Example usage with FileOperator
:
FilePredicate predicate = new ReadableNonEmptyFilePredicate();
FileOperator fileOperator = new FileOperator(predicate, Integer.MAX_VALUE);
List<File> validFiles = fileOperator.load(Arrays.asList(
new File("example1.txt"),
new File("example2.txt")
));
System.out.println("Number of valid files: " + validFiles.size());
While the Processor
class orchestrates the workflow of file grouping and algorithm application, its core behavior is not directly modifiable. However, by providing custom Grouper
, or Algorithm
implementations, you can customize the processing pipeline.
Workflow Recap:
-
Initial Grouping: File are grouped using a
Grouper
. - Algorithm Application: Custom algorithms further refine file subsets.
- Original File Identification: The first file returned by the iterator of a set is treated as the 'original' file.
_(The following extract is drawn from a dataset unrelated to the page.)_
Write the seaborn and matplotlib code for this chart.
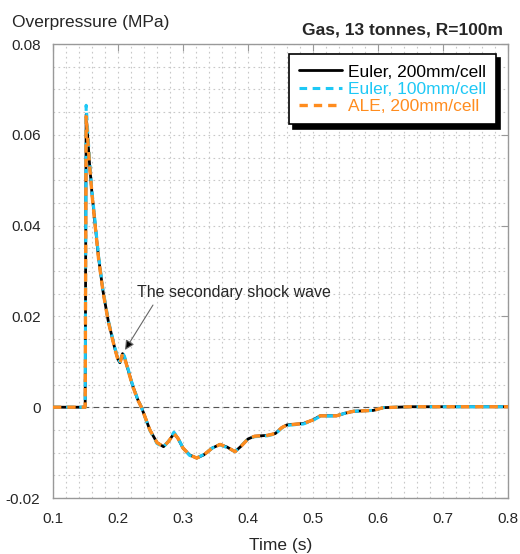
import numpy as np
import pandas as pd
import matplotlib
matplotlib.use("Agg")
import matplotlib.pyplot as plt
from matplotlib.ticker import MultipleLocator, FixedLocator
import seaborn as sns

# ---- data ----
t_euler200 = [0.100, 0.1495, 0.151, 0.156, 0.160, 0.165, 0.170, 0.177, 0.185, 0.195, 0.200, 0.203,
              0.207, 0.210, 0.215, 0.222, 0.230, 0.236, 0.249, 0.260, 0.270, 0.278, 0.286, 0.292,
              0.300, 0.310, 0.321, 0.332, 0.345, 0.357, 0.368, 0.380, 0.390, 0.400, 0.410, 0.430,
              0.442, 0.452, 0.460, 0.485, 0.500, 0.511, 0.536, 0.550, 0.562, 0.593, 0.608, 0.650,
              0.700, 0.800]
v_euler200 = [0.0, 0.0, 0.0645, 0.054, 0.047, 0.040, 0.033, 0.0255, 0.019, 0.013, 0.0105, 0.0098,
              0.0118, 0.0110, 0.0085, 0.0050, 0.0018, 0.0, -0.0050, -0.0078, -0.0087, -0.0075, -0.0058, -0.0068,
              -0.0090, -0.0105, -0.0112, -0.0105, -0.0090, -0.0082, -0.0088, -0.0098, -0.0085, -0.0070, -0.0064, -0.0062,
              -0.0058, -0.0045, -0.0039, -0.0036, -0.0028, -0.0019, -0.0019, -0.0013, -0.0009, -0.0007, -0.0001, 0.0001,
              0.0001, 0.0001]

t_euler100 = [0.100, 0.1495, 0.151, 0.156, 0.160, 0.165, 0.170, 0.177, 0.185, 0.195, 0.200, 0.203,
              0.207, 0.210, 0.215, 0.222, 0.230, 0.236, 0.249, 0.260, 0.270, 0.278, 0.286, 0.292,
              0.300, 0.310, 0.321, 0.332, 0.345, 0.357, 0.368, 0.380, 0.390, 0.400, 0.410, 0.430,
              0.442, 0.452, 0.460, 0.485, 0.500, 0.511, 0.536, 0.550, 0.562, 0.593, 0.608, 0.650,
              0.700, 0.800]
v_euler100 = [0.0, 0.0, 0.0665, 0.0548, 0.0475, 0.0405, 0.0335, 0.0258, 0.0192, 0.0132, 0.0107, 0.0100,
              0.0120, 0.0112, 0.0087, 0.0051, 0.0019, 0.0, -0.0051, -0.0080, -0.0088, -0.0074, -0.0055, -0.0067,
              -0.0090, -0.0106, -0.0112, -0.0104, -0.0090, -0.0083, -0.0089, -0.0098, -0.0084, -0.0070, -0.0065, -0.0063,
              -0.0059, -0.0046, -0.0040, -0.0037, -0.0029, -0.0020, -0.0019, -0.0013, -0.0009, -0.0007, -0.0001, 0.0001,
              0.0001, 0.0001]

t_ale200 = [0.100, 0.1495, 0.151, 0.156, 0.160, 0.165, 0.170, 0.177, 0.185, 0.195, 0.200, 0.203,
            0.207, 0.210, 0.215, 0.222, 0.230, 0.236, 0.249, 0.260, 0.270, 0.278, 0.286, 0.292,
            0.300, 0.310, 0.321, 0.332, 0.345, 0.357, 0.368, 0.380, 0.390, 0.400, 0.410, 0.430,
            0.442, 0.452, 0.460, 0.485, 0.500, 0.511, 0.536, 0.550, 0.562, 0.593, 0.608, 0.650,
            0.700, 0.800]
v_ale200 = [0.0, 0.0, 0.0640, 0.0538, 0.0468, 0.0398, 0.0328, 0.0254, 0.0189, 0.0129, 0.0104, 0.0097,
            0.0117, 0.0109, 0.0084, 0.0049, 0.0017, 0.0, -0.0050, -0.0078, -0.0087, -0.0075, -0.0058, -0.0068,
            -0.0090, -0.0105, -0.0112, -0.0105, -0.0090, -0.0082, -0.0088, -0.0098, -0.0085, -0.0070, -0.0064, -0.0062,
            -0.0058, -0.0045, -0.0039, -0.0036, -0.0028, -0.0019, -0.0019, -0.0013, -0.0009, -0.0007, -0.0001, 0.0001,
            0.0001, 0.0001]

series_names = ["Euler, 200mm/cell", "Euler, 100mm/cell", "ALE, 200mm/cell"]
x_ticks = [0.1, 0.2, 0.3, 0.4, 0.5, 0.6, 0.7, 0.8]
y_ticks = [-0.02, 0.0, 0.02, 0.04, 0.06, 0.08]
y_tick_labels = ["-0.02", "0", "0.02", "0.04", "0.06", "0.08"]

# ---- build table ----
frames = []
for name, t, v in zip(series_names, [t_euler200, t_euler100, t_ale200],
                      [v_euler200, v_euler100, v_ale200]):
    frames.append(pd.DataFrame({"Time": t, "Overpressure": v, "Series": name}))
df = pd.concat(frames, ignore_index=True)

sns.set_style("white")
plt.rcParams['font.family'] = ['Liberation Sans', 'DejaVu Sans']

fig = plt.figure(figsize=(5.2, 5.54), dpi=100)
ax = fig.add_axes([53/520, 1 - 498/554, (508-53)/520, (498-44)/554])

colors = {"Euler, 200mm/cell": "#000000",
          "Euler, 100mm/cell": "#1EC8F5",
          "ALE, 200mm/cell": "#FF8C1E"}
styles = {"Euler, 200mm/cell": dict(lw=2.0, ls="-"),
          "Euler, 100mm/cell": dict(lw=2.2, ls=(0, (2.5, 1.8))),
          "ALE, 200mm/cell": dict(lw=2.4, ls=(0, (2.5, 1.8)))}

for i, name in enumerate(series_names):
    sub = df[df["Series"] == name]
    sns.lineplot(data=sub, x="Time", y="Overpressure", ax=ax, color=colors[name],
                 label=name, zorder=3 + i, estimator=None, sort=False, **styles[name])

ax.axhline(0, color="#555555", lw=0.8, ls=(0, (5, 4)), zorder=2)

ax.set_xlim(0.1, 0.8)
ax.set_ylim(-0.02, 0.08)
ax.xaxis.set_major_locator(FixedLocator(x_ticks))
ax.yaxis.set_major_locator(FixedLocator(y_ticks))
ax.set_yticklabels(y_tick_labels)
ax.set_xticklabels([f"{x:.1f}" for x in x_ticks])
ax.xaxis.set_minor_locator(MultipleLocator(0.02))
ax.yaxis.set_minor_locator(MultipleLocator(0.005))
ax.grid(which="both", color="#C8C8C8", ls=(0, (1.5, 3)), lw=0.8)
ax.tick_params(which="major", direction="in", length=5, color="#999999",
               top=True, right=True, labelsize=11)
ax.tick_params(axis="x", which="major", pad=10)
ax.tick_params(axis="y", which="major", pad=9)
ax.tick_params(which="minor", length=0)
for s in ax.spines.values():
    s.set_color("#999999")
    s.set_linewidth(1.0)

ax.set_xlabel("Time (s)", fontsize=12.5, labelpad=9)
ax.set_ylabel("")
fig.text(12/520, 1 - 23/554, "Overpressure (MPa)", fontsize=12.5, va="center", ha="left")
fig.text(503/520, 1 - 30/554, "Gas, 13 tonnes, R=100m", fontsize=12.5, fontweight="bold",
         va="center", ha="right")

ax.text(0.229, 0.0253, "The secondary shock wave", fontsize=11.5, ha="left", va="center", zorder=10)
ax.annotate("", xy=(0.2108, 0.0126), xytext=(0.2538, 0.0225),
            arrowprops=dict(arrowstyle="-|>", lw=0.8, fc="black", ec="#666666",
                            shrinkA=0, shrinkB=0, mutation_scale=14),
            zorder=10)
leg = ax.legend(loc="upper right", bbox_to_anchor=(0.974, 0.978), fontsize=12.5,
                frameon=True, fancybox=False, shadow={"color": "black", "alpha": 1, "ox": 3, "oy": -3},
                handlelength=2.5, handletextpad=0.3, borderpad=0.6, labelspacing=0.12,
                borderaxespad=0.0)
leg.get_frame().set_edgecolor("black")
leg.get_frame().set_linewidth(1.2)
for txt, name in zip(leg.get_texts(), series_names):
    txt.set_color(colors[name])

fig.savefig("out.png", dpi=100)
By extending the key interfaces (Grouper
, Algorithm
), you gain complete control over the grouping logic, and refinement steps.
public class PlainTest {
public static void main(String[] args) throws IOException {
// Step 1: Define custom predicate for file validation
FilePredicate predicate = new ReadableNonEmptyFilePredicate();
FileOperator fileOperator = new FileOperator(predicate, Integer.MAX_VALUE);
// Step 2: Load files and filter using the predicate
List<File> files = fileOperator.load(Arrays.asList(
new File("file1.jpg"),
new File("file2.jpg")
));
// Step 3: Define Grouper and Algorithm for processing
Grouper grouper = new SizeGrouper(); // Group files by size
Algorithm<Integer> algorithm = new NameHashAlgorithm(); // Refine groups by name hash
// Step 4: Create Processor with custom Grouper and Algorithm
Processor processor = new Processor(grouper, List.of(algorithm));
// Step 5: Process the files and identify duplicates
Map<File, Set<File>> result = processor.process(files);
// Step 6: Print the results
result.forEach((original, duplicates) -> {
System.out.println("Original: " + original);
duplicates.forEach(duplicate -> System.out.println(" Duplicate: " + duplicate));
});
}
}
By leveraging the flexible design of the library, you can build tailored workflows for various file-processing needs. Whether it’s grouping files, applying advanced algorithms, or validating inputs, the extensible components provide all the necessary tools.